Опубликовано в журнале: Знамя 2010, 10

Максим Амелин: знакомый незнакомец

Об авторе | Артем Эдуардович Скворцов (р. 1975) — филолог. Доцент кафедры русской литературы Казанского государственного университета. Автор монографии “Игра в современной русской поэзии” (2005) и более семидесяти статей. Публиковался в журналах “Знамя”, “Новый мир”, “Арион”, “Октябрь”, “Philologica”, “Вопросы литературы”, “Полилог”. Лауреат литературной премии “Эврика” (2008). Живет в Казани.


 

Артем Скворцов

Максим Амелин: знакомый незнакомец


Спросите у людей литературы, кто такой Максим Амелин.

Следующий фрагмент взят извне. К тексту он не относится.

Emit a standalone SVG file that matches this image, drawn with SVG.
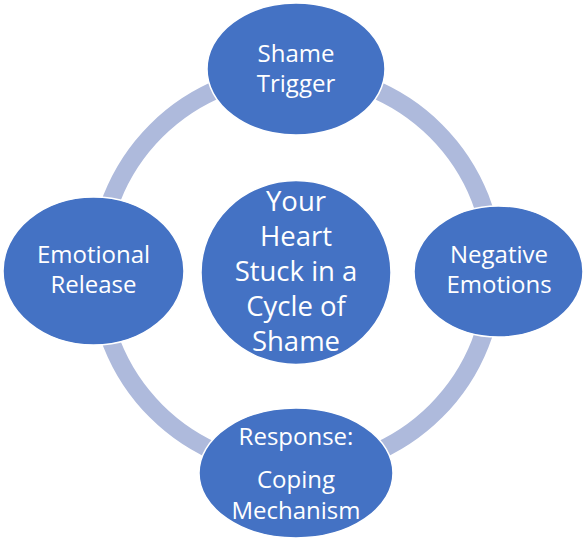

Ответы наверняка будут различны.

Поэт, скажет один. Знаток русского ХVIII века и прочих древностей, добавит другой. Переводчик с нескольких живых и пары мертвых языков, подхватит третий. Основатель издательства “Simposium”, вспомнит четвертый. А еще — критик, редактор, лауреат престижных литературных премий и, наконец, тот, кого обычно награждают комплиментарным, но туманным прозванием “культурный деятель”.

Словом, Амелин знаком всем. Но хотелось бы все же разобраться, что он собой представляет интегрально.

Во всех своих общественных проявлениях Амелин последовательно демонстрирует единую позицию, за которой стоят четкие историко-культурные представления и сложившаяся индивидуальная эстетика. Его взгляды кровно связаны с традицией русской словесности последних четырех веков и глубже — с европейской вплоть до античности. Под влиянием новейшей ситуации в литературе они, как ветер в мае, не меняются. Ипостаси поэта, филолога, переводчика, критика и редактора у Амелина не просто связаны одна с другой — это грани единого целого, и любую из них в отдельности полноценно не воспринять.

Известны грустные отечественные обычаи — безалаберное отношение к своему культурному наследию и пренебрежение личностью. Но вместе с тем значительное у нас сплошь и рядом создают отдельные личности, без оглядки на государство и общество, часто не благодаря, а вопреки. И порой им удается осуществить удивительно многое — вспомним деяния Н. Новикова в конце ХVIII века или С. Дягилева в начале ХХ.

Когда Амелин всерьез берется за какое-то предприятие, можно быть спокойным за его итог. В девяностые, еще совсем молодым человеком, он создал издательство, одним из первых начавшее регулярно обеспечивать интеллектуальной продукцией российский книжный рынок. Видимо, неслучайно “Simposium” ушел в тень именно тогда, когда его покинул Амелин.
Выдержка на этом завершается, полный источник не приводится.